Communication as Antecedent of Turnover

- Organization-wide communication - organizational commitment and identification increase if effective
- Structuring characteristics - framework of work rules and procedures
- Network integration - involvement in networks may increase commitment
- Supervisory communication - satisfaction with superior-subordinate relationship is a determinant of employee turnover
- Coworker communication - group relationships may impact organizational commitment and propensity to leave
- Communication expectations - when an individual's expectations are not substantially met, likelihood to withdraw increases
- Role ambiguity and conflict - high levels reduce commitment
- Communication traits and competencies - self-perception, locus of control, self-monitoring, cognitive complexity, apprehension

Communication Correlates of Withdrawal

- Avoidance of communication with others
- Emphasis on differences or distinctions between self and others/organization
- Emphasis on welfare of stayers, work load transition, passing of information

The impact to the organizational communication after employee turnover exits at all levels. Stayers must redevelop network ties or links to others. Work groups may experience a gap, or, they may experience increased cohesion if the separated employee was an isolate. Supervisors must replace the employee and overcome communication gaps within the organization. Additionally, the separated employee must decide whether to continue their relationships with stayers or sever ties.

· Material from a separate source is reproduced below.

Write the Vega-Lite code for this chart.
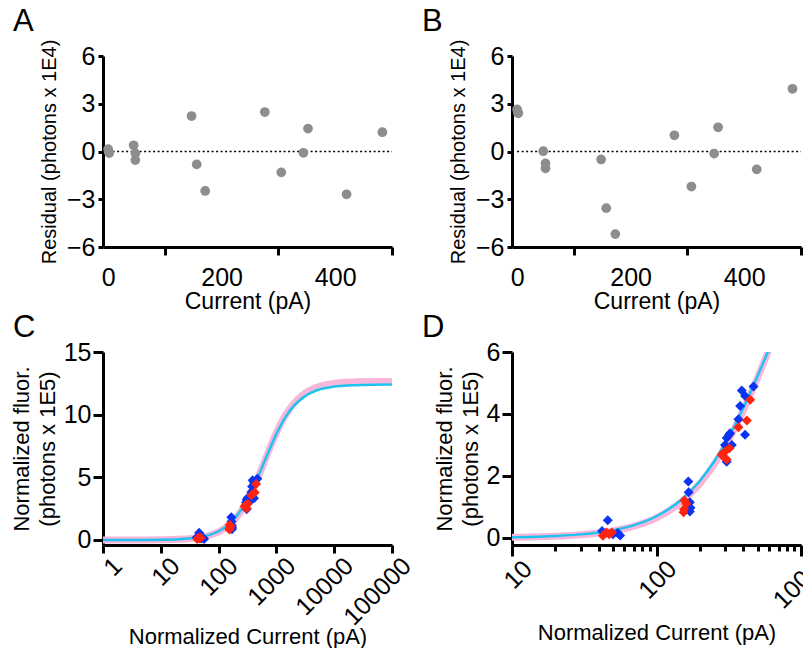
{
"$schema":"https://vega.github.io/schema/vega-lite/v6.json",
"padding":{"left":10,"top":6,"right":0,"bottom":0},
"background":"white",
"config":{
 "font":"Liberation Sans",
 "view":{"stroke":null},
 "axis":{"grid":false,"domainColor":"#000","domainWidth":3,"tickColor":"#000","tickWidth":3,"labelColor":"#000","titleColor":"#000","labelFontSize":25,"titleFontWeight":"normal","labelFont":"Liberation Sans","titleFont":"Liberation Sans"},
 "title":{"fontSize":31,"fontWeight":"normal","anchor":"start","frame":"group","color":"#000","font":"Liberation Sans"}
},
"datasets":{
 "zero":[{"I":0,"I2":500,"R":0}],
 "resA":[{"I":0,"R":0.15},{"I":1,"R":0.0},{"I":2,"R":-0.1},{"I":45,"R":0.39},{"I":48,"R":-0.12},{"I":48,"R":-0.54},{"I":147,"R":2.23},{"I":156,"R":-0.81},{"I":171,"R":-2.48},{"I":276,"R":2.48},{"I":305,"R":-1.31},{"I":344,"R":-0.08},{"I":352,"R":1.44},{"I":420,"R":-2.69},{"I":483,"R":1.21}],
 "resB":[{"I":0,"R":2.65},{"I":1,"R":2.5},{"I":2,"R":2.4},{"I":46,"R":0.02},{"I":50,"R":-0.75},{"I":50,"R":-1.06},{"I":148,"R":-0.5},{"I":157,"R":-3.56},{"I":173,"R":-5.19},{"I":277,"R":1.02},{"I":307,"R":-2.2},{"I":347,"R":-0.13},{"I":354,"R":1.52},{"I":422,"R":-1.12},{"I":485,"R":3.94}],
 "pts":[
  {"I":42,"F":0.22,"s":"blue"},{"I":46,"F":0.57,"s":"blue"},{"I":50,"F":0.12,"s":"blue"},{"I":54,"F":0.16,"s":"blue"},{"I":56,"F":0.08,"s":"blue"},
  {"I":166,"F":1.82,"s":"blue"},{"I":167,"F":1.47,"s":"blue"},{"I":170,"F":1.15,"s":"blue"},{"I":172,"F":0.97,"s":"blue"},{"I":170,"F":0.85,"s":"blue"},
  {"I":298,"F":3.0,"s":"blue"},{"I":306,"F":3.22,"s":"blue"},{"I":318,"F":3.33,"s":"blue"},{"I":306,"F":2.46,"s":"blue"},{"I":332,"F":3.0,"s":"blue"},{"I":323,"F":3.38,"s":"blue"},
  {"I":369,"F":3.83,"s":"blue"},{"I":379,"F":4.26,"s":"blue"},{"I":389,"F":4.76,"s":"blue"},{"I":410,"F":4.58,"s":"blue"},{"I":410,"F":3.33,"s":"blue"},{"I":469,"F":4.89,"s":"blue"},
  {"I":42.6,"F":0.07,"s":"red"},{"I":45,"F":0.17,"s":"red"},{"I":47,"F":0.12,"s":"red"},{"I":49,"F":0.17,"s":"red"},
  {"I":156,"F":1.21,"s":"red"},{"I":155,"F":0.92,"s":"red"},{"I":154,"F":0.83,"s":"red"},{"I":161,"F":1.1,"s":"red"},
  {"I":283,"F":2.69,"s":"red"},{"I":290,"F":2.63,"s":"red"},{"I":298,"F":2.79,"s":"red"},{"I":306,"F":2.53,"s":"red"},{"I":320,"F":2.89,"s":"red"},
  {"I":369,"F":3.57,"s":"red"},{"I":422,"F":3.79,"s":"red"},{"I":445,"F":4.46,"s":"red"}
 ],
 "cyan":[{"I":1,"F":0.0006},{"I":2,"F":0.0017},{"I":5,"F":0.0071},{"I":10,"F":0.021},{"I":20,"F":0.061},{"I":30,"F":0.113},{"I":50,"F":0.248},{"I":70,"F":0.411},{"I":100,"F":0.698},{"I":150,"F":1.248},{"I":200,"F":1.845},{"I":250,"F":2.458},{"I":300,"F":3.063},{"I":400,"F":4.206},{"I":500,"F":5.217},{"I":600,"F":6.092},{"I":700,"F":6.834},{"I":800,"F":7.468},{"I":1000,"F":8.465},{"I":1500,"F":9.94},{"I":2000,"F":10.7},{"I":3000,"F":11.42},{"I":5000,"F":11.95},{"I":10000,"F":12.24},{"I":20000,"F":12.34},{"I":50000,"F":12.39},{"I":100000,"F":12.4}],
 "pink":[{"I":1,"F":0.0005},{"I":2,"F":0.0014},{"I":5,"F":0.006},{"I":10,"F":0.018},{"I":20,"F":0.053},{"I":30,"F":0.101},{"I":50,"F":0.224},{"I":70,"F":0.377},{"I":100,"F":0.647},{"I":150,"F":1.174},{"I":200,"F":1.757},{"I":250,"F":2.364},{"I":300,"F":2.969},{"I":400,"F":4.127},{"I":500,"F":5.167},{"I":600,"F":6.074},{"I":700,"F":6.852},{"I":800,"F":7.517},{"I":1000,"F":8.55},{"I":1500,"F":10.1},{"I":2000,"F":10.9},{"I":3000,"F":11.65},{"I":5000,"F":12.18},{"I":10000,"F":12.49},{"I":20000,"F":12.6},{"I":50000,"F":12.64},{"I":100000,"F":12.65}]
},
"columns":2,
"spacing":{"row":105,"column":120},
"bounds":"flush",
"concat":[
 {"width":289,"height":191,
  "title":{"text":"A","dx":-90,"offset":-23,"baseline":"alphabetic"},
  "layer":[
   {"data":{"name":"zero"},"mark":{"type":"rule","strokeDash":[2,2.5],"strokeWidth":1.6,"color":"#000"},
    "encoding":{"x":{"field":"I","type":"quantitative"},"x2":{"field":"I2"},"y":{"field":"R","type":"quantitative"}}},
   {"data":{"name":"resA"},"mark":{"type":"circle","size":95,"color":"#8d8d8d","opacity":1},
    "encoding":{
     "x":{"field":"I","type":"quantitative","scale":{"domain":[-9,500],"nice":false,"zero":false},
      "axis":{"title":"Current (pA)","titleFontSize":23,"values":[0,100,200,300,400,500],"labelExpr":"datum.value % 200 === 0 ? datum.label : ''","tickOpacity":{"condition":{"test":"datum.value % 200 === 0","value":0},"value":1},"tickSize":8,"labelPadding":10,"titlePadding":0,"labelFlush":false,"labelOverlap":false}},
     "y":{"field":"R","type":"quantitative","scale":{"domain":[-6,6],"nice":false},
      "axis":{"title":"Residual (photons x 1E4)","titleFontSize":20,"values":[-6,-3,0,3,6],"tickSize":5,"labelPadding":3,"titlePadding":7}}}}
  ]},
 {"width":289,"height":191,
  "title":{"text":"B","dx":-90,"offset":-23,"baseline":"alphabetic"},
  "layer":[
   {"data":{"name":"zero"},"mark":{"type":"rule","strokeDash":[2,2.5],"strokeWidth":1.6,"color":"#000"},
    "encoding":{"x":{"field":"I","type":"quantitative"},"x2":{"field":"I2"},"y":{"field":"R","type":"quantitative"}}},
   {"data":{"name":"resB"},"mark":{"type":"circle","size":95,"color":"#8d8d8d","opacity":1},
    "encoding":{
     "x":{"field":"I","type":"quantitative","scale":{"domain":[-9,500],"nice":false,"zero":false},
      "axis":{"title":"Current (pA)","titleFontSize":23,"values":[0,100,200,300,400,500],"labelExpr":"datum.value % 200 === 0 ? datum.label : ''","tickOpacity":{"condition":{"test":"datum.value % 200 === 0","value":0},"value":1},"tickSize":8,"labelPadding":10,"titlePadding":0,"labelFlush":false,"labelOverlap":false}},
     "y":{"field":"R","type":"quantitative","scale":{"domain":[-6,6],"nice":false},
      "axis":{"title":"Residual (photons x 1E4)","titleFontSize":20,"values":[-6,-3,0,3,6],"tickSize":5,"labelPadding":3,"titlePadding":7}}}}
  ]},
 {"width":289,"height":193,
  "title":{"text":"C","dx":-90,"offset":-27.5,"baseline":"alphabetic"},
  "encoding":{
   "x":{"field":"I","type":"quantitative","scale":{"type":"log","domain":[1,100000],"nice":false},
    "axis":{"title":"Normalized Current (pA)","titleFontSize":22,"values":[1,10,100,1000,10000,100000],"format":"d","labelAngle":-45,"tickSize":8,"labelPadding":0,"labelOffset":6,"titlePadding":-3,"labelFlush":false,"labelOverlap":false}},
   "y":{"field":"F","type":"quantitative","scale":{"domain":[-0.4,15],"nice":false,"zero":false},
    "axis":{"title":["Normalized fluor.","(photons x 1E5)"],"titleFontSize":22,"titleLineHeight":26,"values":[0,5,10,15],"tickSize":10,"labelPadding":2,"titlePadding":4}}},
  "layer":[
   {"data":{"name":"pink"},"mark":{"type":"line","color":"#f8b6da","strokeWidth":7,"interpolate":"monotone","clip":true}},
   {"data":{"name":"cyan"},"mark":{"type":"line","color":"#1ec4f0","strokeWidth":2.5,"interpolate":"monotone","clip":true}},
   {"data":{"name":"pts"},"mark":{"type":"point","shape":"diamond","filled":true,"size":100,"opacity":1,"strokeWidth":0},
    "encoding":{"color":{"field":"s","type":"nominal","scale":{"domain":["blue","red"],"range":["#0a34f2","#ff2410"]},"legend":null}}}
  ]},
 {"width":289,"height":193,
  "title":{"text":"D","dx":-90,"offset":-27.5,"baseline":"alphabetic"},
  "encoding":{
   "x":{"field":"I","type":"quantitative","scale":{"type":"log","domain":[10,1000],"nice":false},
    "axis":{"title":"Normalized Current (pA)","titleFontSize":22,"values":[10,20,30,40,50,60,70,80,90,100,200,300,400,500,600,700,800,900,1000],"format":"d","labelExpr":"datum.value == 10 || datum.value == 100 || datum.value == 1000 ? datum.label : ''","tickSize":{"condition":{"test":"datum.value == 10 || datum.value == 100 || datum.value == 1000","value":11},"value":6},"labelAngle":-45,"labelPadding":0,"labelOffset":7,"titlePadding":9,"labelFlush":false,"labelOverlap":false}},
   "y":{"field":"F","type":"quantitative","scale":{"domain":[-0.23,6],"nice":false,"zero":false},
    "axis":{"title":["Normalized fluor.","(photons x 1E5)"],"titleFontSize":22,"titleLineHeight":26,"values":[0,2,4,6],"tickSize":10,"labelPadding":2,"titlePadding":4}}},
  "layer":[
   {"data":{"name":"pink"},"mark":{"type":"line","color":"#f8b6da","strokeWidth":7,"interpolate":"monotone","clip":true}},
   {"data":{"name":"cyan"},"mark":{"type":"line","color":"#1ec4f0","strokeWidth":2.5,"interpolate":"monotone","clip":true}},
   {"data":{"name":"pts"},"mark":{"type":"point","shape":"diamond","filled":true,"size":100,"opacity":1,"strokeWidth":0,"clip":true},
    "encoding":{"color":{"field":"s","type":"nominal","scale":{"domain":["blue","red"],"range":["#0a34f2","#ff2410"]},"legend":null}}}
  ]}
]
}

==Criticisms of the assimilation theory==

The use of the word assimilation has been criticized for not explaining the process it denotes. The word assimilation in everyday language means "denote absorption into the whole," which does not represent the dual agency notion. This process has also been criticized for ignoring individual experiences. Bullis and Stout (2000) claimed that these stages are the common experience in American society and those who do not fit into this process are irrelevant.

Early models depict assimilation occurring in three discreet linear stages, which may not be the case.

In 2010, the OAI was reexamined to include a seventh factor used to detect group differences between men, women, managers, non, and members between short and lengthy tenures.  Myers and Oetzel's original OAI was conceptualized as a multidimensional measure to better assess the multiple processes that operate concurrently and mutually influence each other.  Although, a members' tenure, position and sex are thought to influence these processes and warrant further study.

A primary limitation of Organizational Assimilation Theory is the lack of research that takes a deeper look into how diverse, marginalized, or individuals holding lower-ranked positions experience the multidimensional process of assimilation.

Allen (2000, 2007) and Cox (1993) similarly observe that many universalizing processes inherently privilege the experiences and positions of White men, without accounting for issues of race and gender. Without broader studies of the experiences of persons of color and women, assimilation research can contribute to an institutional bias that marginalizes the voices and experiences of traditionally underrepresented groups (Allen, 2004; Buzzanell, 1994; Cox, 1993).